All this plus the money, that glorious money. If the show goes five years (and it now looks good for even more) Jack’s personal take is estimated at $2,000.000. That kind of loot buys nice goods.

The Lords live in a large condominium in a beachfront hotel complex in Honolulu. Their third floor apartment is done in green and white to match the palms and surf it overlooks. They have 45000 square feet of floor space and Jack has his own painting area to match Marie’s designing studio.

His clothes are made-to-order. Marie picks up unusual fabrics in their trips around the world and has them tailored to her own patterns.

Jack's on-set trailer is one of the most luxurious in the business. Marie designed it too: it has a bedroom, kitchen, bath and make-up area.

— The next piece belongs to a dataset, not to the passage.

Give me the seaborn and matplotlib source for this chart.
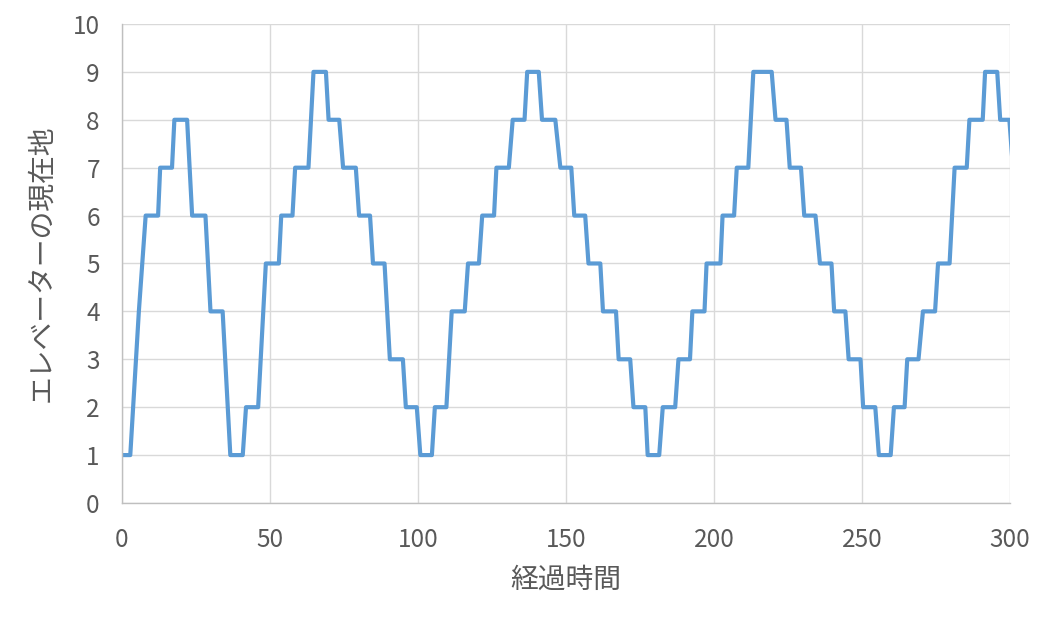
import numpy as np
import pandas as pd
import matplotlib
matplotlib.use("Agg")
import matplotlib.pyplot as plt
import seaborn as sns

# 経過時間 (頂点ごと) と エレベーターの現在地
time = [0, 2.8, 5.7, 8.0, 12.2, 12.9, 16.9, 17.7, 22.0, 23.7, 28.2, 29.9, 34.0, 36.6,
        40.8, 41.9, 46.0, 48.6, 53.0, 53.8, 57.6, 58.5, 63.0, 64.7, 68.9, 69.8, 73.4,
        74.7, 79.0, 80.1, 83.8, 84.8, 88.7, 90.5, 94.9, 95.9, 99.6, 100.8, 104.7,
        105.7, 109.6, 111.4, 115.8, 116.9, 120.6, 121.7, 125.7, 126.5, 130.7, 132.0,
        136.0, 136.9, 140.8, 141.9, 146.4, 148.1, 151.8, 152.8, 156.5, 157.6, 161.6,
        162.5, 166.9, 167.8, 171.7, 172.8, 176.8, 177.6, 181.5, 182.7, 186.9, 188.0,
        191.9, 192.7, 196.8, 197.5, 202.2, 202.9, 206.8, 207.7, 211.6, 213.3, 219.5,
        220.8, 224.5, 225.6, 229.4, 230.5, 234.3, 235.8, 239.7, 240.6, 244.4, 245.5,
        249.5, 250.4, 254.5, 255.7, 259.7, 260.8, 264.4, 265.3, 269.1, 270.6, 274.7,
        275.7, 279.6, 281.3, 285.4, 286.3, 290.8, 291.6, 295.7, 296.7, 299.8, 301.0]
floor = [1, 1, 4, 6, 6, 7, 7, 8, 8, 6, 6, 4, 4, 1,
         1, 2, 2, 5, 5, 6, 6, 7, 7, 9, 9, 8, 8,
         7, 7, 6, 6, 5, 5, 3, 3, 2, 2, 1, 1,
         2, 2, 4, 4, 5, 5, 6, 6, 7, 7, 8,
         8, 9, 9, 8, 8, 7, 7, 6, 6, 5, 5,
         4, 4, 3, 3, 2, 2, 1, 1, 2, 2, 3,
         3, 4, 4, 5, 5, 6, 6, 7, 7, 9, 9,
         8, 8, 7, 7, 6, 6, 5, 5, 4, 4, 3,
         3, 2, 2, 1, 1, 2, 2, 3, 3, 4, 4,
         5, 5, 7, 7, 8, 8, 9, 9, 8, 8, 7]

x_ticks = [0, 50, 100, 150, 200, 250, 300]
y_ticks = list(range(0, 11))

df = pd.DataFrame({"経過時間": time, "現在地": floor})

sns.set_theme(style="whitegrid")
plt.rcParams['font.family'] = ['Noto Sans CJK JP', 'DejaVu Sans']

fig = plt.figure(figsize=(10.48, 6.18), dpi=100)
ax = fig.add_axes([0.1164, 0.1861, 0.8473, 0.7751])

sns.lineplot(data=df, x="経過時間", y="現在地", sort=False, estimator=None,
             color="#5B9BD5", linewidth=3.0, ax=ax)

ax.set_xlim(0, 300)
ax.set_ylim(0, 10)
ax.set_xticks(x_ticks)
ax.set_yticks(y_ticks)

ax.grid(True, color="#D9D9D9", linewidth=1.0)
ax.set_axisbelow(True)
for side in ["top", "right"]:
    ax.spines[side].set_visible(False)
for side in ["left", "bottom"]:
    ax.spines[side].set_visible(True)
    ax.spines[side].set_color("#BFBFBF")
    ax.spines[side].set_linewidth(1.0)

ax.tick_params(axis="x", length=0, pad=17, labelsize=17.5, labelcolor="#595959")
ax.tick_params(axis="y", length=0, pad=16, labelsize=17.5, labelcolor="#595959")

ax.set_xlabel("経過時間", fontsize=20, color="#595959", labelpad=9)
ax.set_ylabel("エレベーターの現在地", fontsize=20, color="#595959", labelpad=12)

fig.savefig("out.png", dpi=100, facecolor="white")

Even when he indulges in his favorite hobby, cooking, it's on a grand scale. His favorite recipe is veal a la crème. "This," explains Jack, "is veal sautéed in butter with onions, mushrooms, celery, cream and exotic spices simmered from two to three hours."

Perhaps best of all, Jack has what money can't buy, a long-standing and still-satisfying marriage to his Marie. They've never had children, they've lived for each other and she's very much a part of everything he does.

Oddly enough this very happiness may be the one factor that has kept Jack from realizing his most cherished dream of all.

Jack has always been an actor's actor, firm and competent in any part he undertakes. But those who knew him in his early New York days when he was combining the fine drams of New York TV with Broadway stage work remember something else about him. Jack wanted to be a star with a capital S, a household word, a fan followed romantic figure on that big silver screen. He never made it.

Jack made some movies, yes. But when you look at our compendium of great lovers on page 32, you realize that he was never in their class. Not in movies, not even now as a top TV performer. And since he can act circles around 90% of them, we have to look elsewhere to see why he failed to reach his dream

When we think of Tyrone Power we may remember "Lloyds of London"; more likely we live again the days when he kissed Lana Turner goodbye in Hollywood and took off on a round the world flight; before it was over he had jilted Lana for Linda Christian. Errol Flynn? Drinking and jailbait girls. John Garfield? Tough, cocky and a man who died in the bed of a woman who was not his wife. The parade is endless. The American public seems to give its accolades not necessarily for acting skill but for the flashy high-living in private that they envy and can never emulate.

Jack had Marie and that for hi was enough. He never made headlines. He would have loved to be a star. It didn't happen not in the way he hungered for. Would he live his life differently if he'd known at the beginning what he must know now? If you think so, you've never seen Jack and Marie together and caught that special radiance that outshines any star.